You have twenty buildings, at least, in a three square block radius, from which you can attempt a shot at something high atop another building . . . and you choose the building that is badly listing to one side?  Then you RIDE the side of the building as it goes over, notwithstanding that given the angles involved the laws of physics would cause you to hang in midair for a split second and then plummet straight down, through and into the building's glass exterior?  Oh, wait - after SLIDING down the INCREDIBLY STEEP ANGLE that is now the side of the building, you realize that the laws of physics are catching up to you, so you decide that you WANT to go through the building's glass exterior, so you shoot out the panes in front of you and neatly plop throught the holes.  Six or seven of you.  And none of you sustain any life-threatening, artery-severing cuts.

Really.

Without giving more away, there were a LOT of laws-of-physics-defying moments in this flick - and when we brought this up later, the Older Kid rolled his eyes and said, "Mom, Sentinel Prime explained that.  The Transformers' technology DEFIES the laws of physics." 

Ah . . . well, that explains . . . um, nothing, actually.

I soldiered through to the end, fighting the urge to walk across the street to Joann to shop for craft supplies.  I felt a little guilty about not enjoying the film, because it runs counter to my tomboy nature to not like action films - and, also, I thought that my spouse, just possibly, was enjoying the film, given that:  (1) he seemed to be watching it (he was pointing his face toward it, at least) and not objecting to it too much; and (2) he is an actual, factual guy, versus merely a tomboy (which is kind of like having visa status in Boy World - he was born a citizen, you know?).  I was somewhat relieved to learn, at the end of the film, THAT HE ALSO THOUGHT IT WAS TORTURE.  As we walked out, I said, "Okay, kids - Mom and Dad get to pick the next one."

And Dad said, "No, Mom and Dad get to pick the next two . . .hundred."

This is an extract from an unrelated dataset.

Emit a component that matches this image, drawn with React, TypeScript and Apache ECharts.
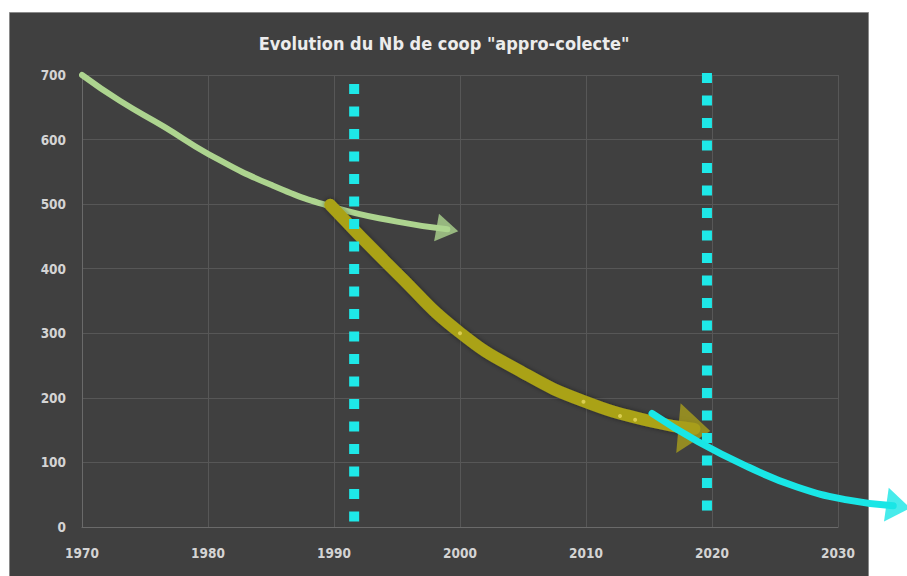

Needless to say, the kids thought that it was the best movie ever made.  Better than "Citizen Kane" and "Casablanca" - and much better than "Cats."  (Sorry - somewhat obscure "Saturday Night Live" reference.)
So, that's something, I guess - the kids had a good time, and Connor didn't break his arm.  It appears that I did not suffer any permanent neurological damage after suffering from a full-body twitch for two and a half hours.  And I had a pretty darned tasty bowl of hot breakfast cereal.

My spouse agreed that Rosie Huntington-Whiteley was the best thing in the film (not that I expected that he would have a different P.O.V. on THAT).  Actually, we decided that it was a tie between "Rosie Huntington-Whiteley looking hot" and "Patrick Dempsey's character getting killed." (One of the bazillion things that my husband and I have in common:  our intense, albeit sort of situational, dislike of winsome male actors.  We find Patrick Dempsey incredibly irritating in everything other than "Enchanted" and "Made of Honor."  We also agree that Richard Gere is incredibly irritating in everything except "Pretty Woman," "Chicago" and "Shall We Dance," and Bill Pullman is incredibly irritating in - um, everything.)

I am hoping that this is the end of the Transformers franchise.  I mean, the final scenes were awfully final, you know?  But I have a sneaking suspicion that this will not be our last Autobot rodeo.

As long as I have my bowl of oatmeal, and my smart phone, I guess I'll be fine.